Für viele der etwa 150 anwesenden Bürgerinnen und Bürger gab es bei der Bürgerversammlung in Lengfeld nur ein Thema: Das geplante Baugebiet an der Carl-Orff-Straße stand im Mittelpunkt der Kritik. Die Versammlung hat sich mit großer Mehrheit dafür ausgesprochen, die geplante Wohnbebauung zu streichen und nur die Schule und den Kindergarten zu erweitern. Dieser Antrag muss nun innerhalb von zwei Monaten im Stadtrat auf die Tagesordnung.
Das Interesse an der Entwicklung auf dem Ackerland zwischen Carl-Orff- und Georg-Engel-Straße war so groß, dass der Punkt in der wegen Sparmaßnahmen 19 Grad kühlen Kürnachtalhalle vorgezogen wurde – andere Themen wie die Umgestaltung des alten Feuerwehrhauses oder Informationen über die Folgen der Energiekrise und eine mögliche Gasmangellage rutschten ans Ende der Tagesordnung und sorgten kaum für Diskussionen.
Das war in den ersten 90 Minuten der Veranstaltung ganz anders: Während die Lengfelder gegen das Neubaugebiet "22B" mit Geschosswohnungsbau am Handelshof nichts einzuwenden hatten, wurden die geplanten rund 220 neuen Wohneinheiten an der Carl-Orff-Straße mehrheitlich abgelehnt.
Bis zu 1300 KfZ-Fahrten pro Tag mehr prognostiziert
Burkard Pfrenzinger, unter anderem als Ehrensitzungspräsident der KaGe Elferrat bekannt, fasste zusammen, was wohl die meisten direkt betroffenen Bewohnerinnen und Bewohner des Lengfelder Altorts und aus dem Pilziggrund denken: "Ich wehre mich gegen diese massive Bebauung und dagegen, dass wir dadurch noch mehr Verkehr bekommen." Bereits jetzt sei die Belastung durch den Verkehr zu hoch, so Pfrenzinger. Nach Berechnungen von Verkehrsexperten würden durch das neue Baugebiet bis zu 1300 KfZ-Fahrten pro Tag dazu kommen.
Der Stadtrat befasste sich zuletzt im Januar mit dem Thema, zu diesem Zeitpunkt hatte die Stadt etwa die Hälfte der Grundstücke erworben, um sie nach der Erschließung des Baugebiets an Bauwerber zu verkaufen. Kämmerer Robert Scheller sprach damals von einer Liste mit mehr als 300 Interessenten für ein Baugrundstück in Lengfeld.
Der zuständige Ausschuss für Planung, Umwelt und Mobilität (Puma) beschloss mit knapper Mehrheit, den Rahmenplan für das Baugebiet zu ändern – vorgesehen ist jetzt ein Durchstich für den Bus- und Individualverkehr zur Georg-Engel-Straße.
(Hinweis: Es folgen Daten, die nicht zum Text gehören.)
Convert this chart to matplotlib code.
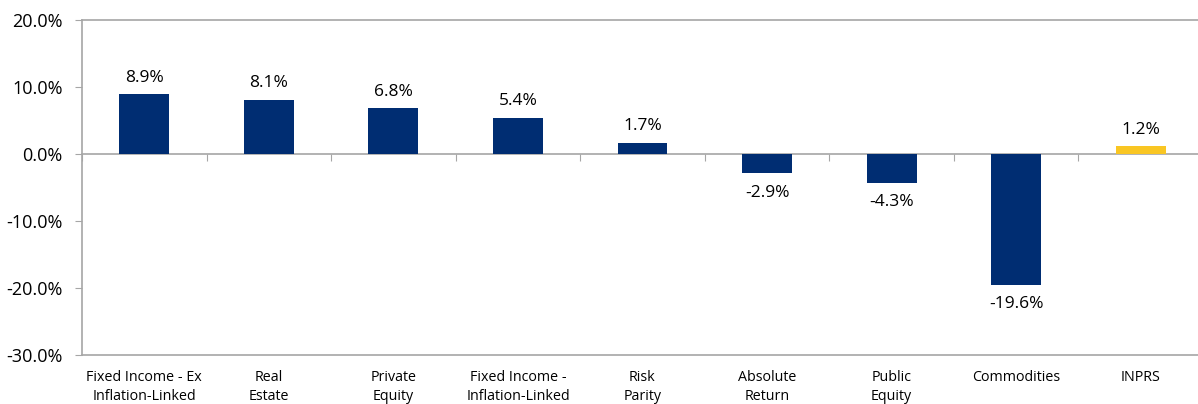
import numpy as np
import matplotlib
matplotlib.use("Agg")
import matplotlib.pyplot as plt
from matplotlib.ticker import FuncFormatter

categories = ["Fixed Income - Ex\nInflation-Linked", "Real\nEstate", "Private\nEquity",
              "Fixed Income -\nInflation-Linked", "Risk\nParity", "Absolute\nReturn",
              "Public\nEquity", "Commodities", "INPRS"]
returns = [8.9, 8.1, 6.8, 5.4, 1.7, -2.9, -4.3, -19.6, 1.2]
highlight = "INPRS"

navy = "#002D72"
gold = "#F9C623"
grey = "#A6A6A6"

plt.rcParams["font.family"] = ["Open Sans", "DejaVu Sans"]

fig = plt.figure(figsize=(11.98, 4.04), dpi=100)
ax = fig.add_axes([82 / 1198, 49 / 404, 1121 / 1198, 335 / 404])

x = np.arange(len(categories))
colors = [gold if c == highlight else navy for c in categories]
ax.bar(x, returns, width=0.4, color=colors, zorder=3)

# value labels
for xi, v in zip(x, returns):
    if v >= 0:
        ax.annotate(f"{v:.1f}%", (xi, v), xytext=(0, 6), textcoords="offset points",
                    ha="center", va="bottom", fontsize=12.5)
    else:
        ax.annotate(f"{v:.1f}%", (xi, v), xytext=(0, -8), textcoords="offset points",
                    ha="center", va="top", fontsize=12.5)

ax.set_xlim(-0.5, len(categories) - 0.5)
ax.set_ylim(-30, 20)
ax.set_yticks(np.arange(-30, 21, 10))
ax.yaxis.set_major_formatter(FuncFormatter(lambda v, p: f"{v:.1f}%"))
ax.tick_params(axis="y", length=5, color=grey, labelsize=13, pad=9)

# zero line with category separators
ax.spines["bottom"].set_position(("data", 0))
ax.set_xticks(np.arange(len(categories) + 1) - 0.5)
ax.tick_params(axis="x", length=5, color=grey, labelbottom=False)
ax.spines["right"].set_visible(False)
for s in ["bottom", "top", "left"]:
    ax.spines[s].set_color(grey)
    ax.spines[s].set_linewidth(1.2)

# category labels along the bottom border
sec = ax.secondary_xaxis(0.0)
sec.set_xticks(x)
sec.set_xticklabels(categories, fontsize=10.3, linespacing=1.35)
sec.tick_params(length=0, pad=11)
sec.spines["bottom"].set_color(grey)
sec.spines["bottom"].set_linewidth(1.2)

fig.savefig("out.png", dpi=100)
Durch die geänderte Straßenführung ist wieder offen, wie der KfZ- und Linienbusverkehr durch den engen Altort abgewickelt werden soll.
Versammlung auch gegen vom Ausschuss beschlossenen Durchstich
Geht es nach der großen Mehrheit der Bürgerversammlung, dann ändert sich künftig nicht viel: Allenfalls eine Erweiterung von Schule und Kindergarten und eine Wohnanlage für Senioren dürfen entstehen – so der Inhalt des Antrags, den Burkard Pfrenzinger formulierte und der eine sehr deutliche Mehrheit fand. Auch die vom Puma beschlossene Stichstraße soll es nicht geben.
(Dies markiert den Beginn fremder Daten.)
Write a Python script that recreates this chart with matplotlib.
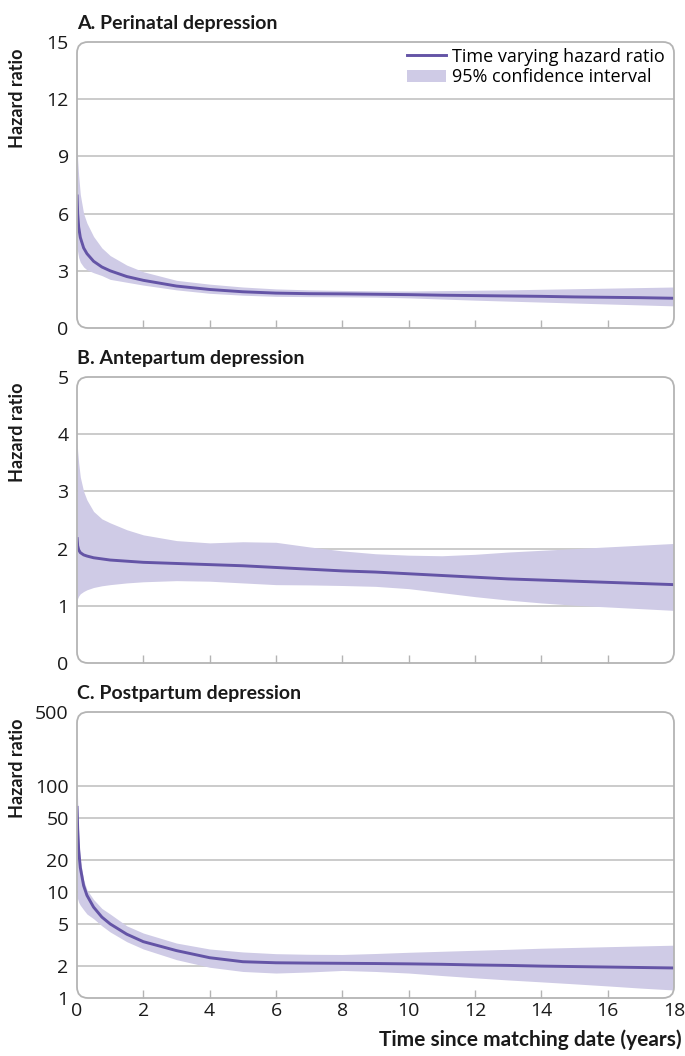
import matplotlib
matplotlib.use("Agg")
import matplotlib.pyplot as plt
from matplotlib.patches import FancyBboxPatch, Patch
from matplotlib.lines import Line2D

plt.rcParams['font.family'] = ['Open Sans', 'DejaVu Sans']

# time since matching date (years), same grid for all panels
years = [0, 0.02, 0.05, 0.1, 0.2, 0.3, 0.5, 0.75, 1, 1.5, 2, 3, 4, 5, 6, 7, 8, 9,
         10, 11, 12, 13, 14, 15, 16, 17, 18]

# A. Perinatal depression
a_hr = [7.0, 6.0, 5.3, 4.75, 4.2, 3.9, 3.5, 3.2, 3.0, 2.7, 2.5, 2.2, 2.02, 1.9, 1.83,
        1.8, 1.79, 1.77, 1.75, 1.72, 1.7, 1.68, 1.66, 1.63, 1.61, 1.59, 1.56]
a_upper = [10.0, 8.8, 8.0, 7.0, 6.0, 5.5, 4.8, 4.2, 3.8, 3.3, 2.95, 2.5, 2.3, 2.15, 2.05,
           2.0, 1.97, 1.95, 1.94, 1.96, 1.98, 2.0, 2.03, 2.06, 2.09, 2.12, 2.15]
a_lower = [4.2, 4.0, 3.7, 3.45, 3.2, 3.05, 2.9, 2.75, 2.55, 2.4, 2.25, 2.0, 1.82, 1.72, 1.66,
           1.645, 1.635, 1.62, 1.58, 1.52, 1.46, 1.41, 1.36, 1.31, 1.26, 1.21, 1.16]

# B. Antepartum depression
b_hr = [2.2, 2.05, 1.98, 1.93, 1.89, 1.87, 1.84, 1.82, 1.8, 1.78, 1.76, 1.74, 1.72, 1.7, 1.67,
        1.64, 1.61, 1.59, 1.56, 1.53, 1.5, 1.47, 1.45, 1.43, 1.41, 1.39, 1.37]
b_upper = [3.9, 3.7, 3.5, 3.25, 3.0, 2.85, 2.65, 2.52, 2.45, 2.33, 2.24, 2.14, 2.1, 2.12, 2.11,
           2.03, 1.96, 1.91, 1.885, 1.875, 1.9, 1.94, 1.97, 2.0, 2.03, 2.06, 2.09]
b_lower = [1.1, 1.13, 1.17, 1.21, 1.25, 1.28, 1.32, 1.35, 1.37, 1.4, 1.42, 1.44, 1.43, 1.4, 1.37,
           1.365, 1.355, 1.34, 1.3, 1.23, 1.16, 1.1, 1.05, 1.01, 0.98, 0.95, 0.92]

# C. Postpartum depression
c_hr = [65, 40, 25, 17, 11.5, 9.3, 7.2, 5.8, 5.0, 4.0, 3.4, 2.8, 2.4, 2.2, 2.15,
        2.135, 2.125, 2.115, 2.1, 2.08, 2.05, 2.03, 2.0, 1.98, 1.96, 1.94, 1.92]
c_upper = [130, 70, 35, 20, 13, 10.5, 8.5, 7.0, 6.2, 4.8, 4.1, 3.3, 2.9, 2.72, 2.62,
           2.585, 2.575, 2.63, 2.7, 2.76, 2.82, 2.88, 2.95, 3.0, 3.05, 3.1, 3.15]
c_lower = [9.0, 8.6, 8.0, 7.5, 6.8, 6.2, 5.6, 4.8, 4.2, 3.4, 2.9, 2.3, 1.95, 1.78, 1.72,
           1.76, 1.82, 1.78, 1.72, 1.63, 1.55, 1.48, 1.42, 1.36, 1.3, 1.24, 1.19]

titles = ["A. Perinatal depression", "B. Antepartum depression", "C. Postpartum depression"]
a_yticks = [0, 3, 6, 9, 12, 15]
b_yticks = [0, 1, 2, 3, 4, 5]
c_yticks = [1, 2, 5, 10, 20, 50, 100, 500]
xticks = list(range(0, 19, 2))

line_col = "#6454a6"
fill_col = "#cfcbe6"
frame_col = "#b4b4b4"
text_col = "#1a1a1a"
bold_font = ["Lato", "DejaVu Sans"]

W, H = 685, 1056
fig = plt.figure(figsize=(W / 100, H / 100), dpi=100)

panels = [
    (42, a_hr, a_lower, a_upper, a_yticks, False),
    (377, b_hr, b_lower, b_upper, b_yticks, False),
    (712, c_hr, c_lower, c_upper, c_yticks, True),
]

left, right = 77, 674
ph = 286
for i, (top, hr, lo, up, yt, is_log) in enumerate(panels):
    ax = fig.add_axes([left / W, 1 - (top + ph) / H, (right - left) / W, ph / H])
    ax.set_facecolor("none")
    for s in ax.spines.values():
        s.set_visible(False)

    # rounded frame
    r = 11 / (right - left)
    frame = FancyBboxPatch((0, 0), 1, 1, boxstyle=f"round,pad=0,rounding_size={r}",
                           mutation_aspect=(right - left) / ph, transform=ax.transAxes,
                           facecolor="none", edgecolor=frame_col, lw=1.3, zorder=5,
                           clip_on=False)
    ax.add_patch(frame)

    fill = ax.fill_between(years, lo, up, color=fill_col, lw=0, zorder=2)
    fill.set_snap(False)
    ln, = ax.plot(years, hr, color=line_col, lw=2.1, zorder=3, solid_capstyle="butt")
    fill.set_clip_path(frame)
    ln.set_clip_path(frame)

    ax.set_xlim(0, 18)
    if is_log:
        ax.set_yscale("log")
        ax.set_ylim(1, 500)
        ax.yaxis.set_minor_locator(matplotlib.ticker.NullLocator())
    else:
        ax.set_ylim(yt[0], yt[-1])
    ax.set_yticks(yt)
    ax.set_yticklabels([str(v) for v in yt])
    for v in yt[1:-1]:
        ax.axhline(v, color="#bdbdbd", lw=1.1, zorder=1)

    ax.set_xticks(xticks)
    ax.tick_params(axis="y", length=0, pad=6, labelsize=14, labelcolor=text_col)
    ax.tick_params(axis="x", direction="in", length=6, width=1.0, color=frame_col,
                   pad=3, labelsize=14, labelcolor=text_col)
    xt = ax.xaxis.get_major_ticks()
    xt[0].tick1line.set_visible(False)
    xt[-1].tick1line.set_visible(False)
    if not is_log:
        ax.set_xticklabels([])

    ax.text(0, 1 + 10 / ph, titles[i], transform=ax.transAxes, fontsize=14,
            fontweight="bold", color=text_col, ha="left", va="bottom", family=bold_font)
    fig.text(18 / W, 1 - (top + 6) / H, "Hazard ratio", rotation=90, fontsize=13,
             fontweight="bold", color=text_col, ha="center", va="top", family=bold_font)

    if i == 0:
        handles = [Line2D([], [], color=line_col, lw=2.1),
                   Patch(facecolor=fill_col, edgecolor="none")]
        ax.legend(handles, ["Time varying hazard ratio", "95% confidence interval"],
                  loc="upper right", bbox_to_anchor=(1 - 6 / (right - left), 1 - 2 / ph),
                  frameon=False, fontsize=13, handlelength=2.2, handletextpad=0.3,
                  labelspacing=0.15, borderpad=0.2, borderaxespad=0)

fig.text(682 / W, 1 - 1040 / H, "Time since matching date (years)", fontsize=15,
         fontweight="bold", color=text_col, ha="right", va="center", family=bold_font)

fig.savefig("out.png", dpi=100, facecolor="white")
Ein Lengfelder hatte mit dem Satz "Wehret den Anfängen" zusätzlich beantragt, alles so zu belassen, wie es jetzt ist, also auch Schule und Kindertagesstätte nicht zu erweitern. Das wurde von der Versammlung einstimmig abgelehnt.
Ein anderer Bürger schlug vor, die Probleme dadurch zu lösen, dass kleinere Verbindungen in mehrere Richtungen durch den Ausbau von Wirtschaftswegen und eine Anbindung an das Gewerbegebiet am Friedrich-Bergius-Ring geschaffen werden. Nachdem die Abstimmung über diesen Antrag nicht eindeutig ausfiel, kündigte Oberbürgermeister Christian Schuchardt an, den Vorschlag selbst in den Stadtrat einzubringen.
Der OB hatte zuvor betont, dass auch ohne neues Baugebiet eine Verbindung des Altorts über die Carl-Orff-Straße an die Stauferstraße denkbar sei, um den Busverkehr zu verbessern. Bei der nächsten Stufe des "Busnetz +" werde es auch in Lengfeld um "eine ordentliche Taktung und vernünftige Umsteigebeziehungen" gehen, kündigte WVV-Geschäftsführer Thomas Schäfer an.